=== Instructions to follow ===
Only the lines from the top of the listing below to the line that has "import numpy as np" should be echoed, with both ends kept and pictures left out.

=== Data extract ===

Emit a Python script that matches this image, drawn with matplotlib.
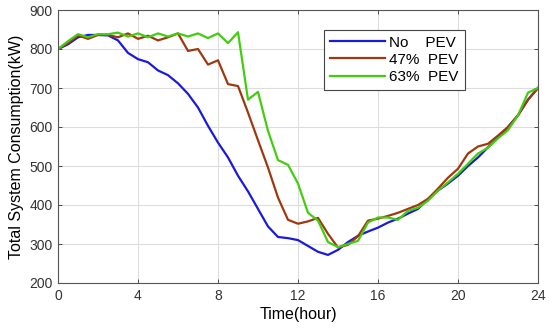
import matplotlib
matplotlib.use("Agg")
import matplotlib.pyplot as plt
import numpy as np

hours = np.arange(0, 24.01, 0.5)
no_pev = [800, 812, 830, 836, 836, 835, 822, 790, 774, 766, 745, 733, 712, 685, 650, 603,
          560, 522, 475, 435, 390, 345, 318, 315, 310, 295, 280, 272, 285, 305, 321, 332,
          342, 355, 365, 378, 390, 415, 437, 455, 475, 500, 522, 548, 573, 600, 630, 670, 700]
pev47 = [800, 815, 835, 826, 836, 836, 830, 840, 826, 834, 822, 830, 840, 795, 800, 760,
         771, 710, 705, 637, 566, 496, 419, 362, 352, 358, 367, 326, 291, 298, 320, 360,
         365, 372, 380, 390, 400, 416, 442, 470, 493, 532, 550, 557, 578, 600, 630, 670, 700]
pev63 = [800, 820, 838, 830, 838, 838, 842, 832, 840, 830, 840, 832, 840, 832, 840, 828,
         840, 815, 843, 670, 690, 590, 515, 503, 455, 380, 360, 305, 292, 300, 308, 355,
         368, 368, 362, 385, 393, 411, 437, 458, 480, 506, 532, 547, 571, 592, 630, 688, 700]
labels = ["No    PEV", "47%  PEV", "63%  PEV"]
xticks = [0, 4, 8, 12, 16, 20, 24]
yticks = [200, 300, 400, 500, 600, 700, 800, 900]

plt.rcParams['font.family'] = ['Liberation Sans', 'DejaVu Sans']
fig = plt.figure(figsize=(5.5, 3.36), dpi=100)
ax = fig.add_axes([58/550, 1 - 283/336, 480/550, 273/336])

ax.plot(hours, no_pev, color='#1a1adc', lw=1.6, label=labels[0])
ax.plot(hours, pev47, color='#a0380f', lw=1.6, label=labels[1])
ax.plot(hours, pev63, color='#44cc11', lw=1.6, label=labels[2])

ax.set_xlim(0, 24)
ax.set_ylim(200, 900)
ax.set_xticks(xticks)
ax.set_yticks(yticks)
ax.grid(True, color='#dddddd', lw=0.8)
ax.set_axisbelow(True)
ax.tick_params(direction='in', top=True, right=True, labelsize=10, colors='#333333',
               length=3, width=0.6, pad=4)
for s in ax.spines.values():
    s.set_color('#555555')
    s.set_linewidth(0.8)
ax.set_xlabel("Time(hour)", fontsize=11.5, labelpad=3)
ax.set_ylabel("Total System Consumption(kW)", fontsize=11.5, labelpad=4)

leg = ax.legend(loc='upper left', bbox_to_anchor=(258/480, (283-22)/273), fontsize=11,
                fancybox=False, framealpha=1, edgecolor='#444444', handlelength=3.6,
                borderpad=0.4, labelspacing=0.2, handletextpad=0.3)
leg.get_frame().set_linewidth(0.8)

fig.savefig("out.png", dpi=100)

=== Solution to this exercise ===
Emit a Python script that matches this image, drawn with matplotlib.
import matplotlib
matplotlib.use("Agg")
import matplotlib.pyplot as plt
import numpy as np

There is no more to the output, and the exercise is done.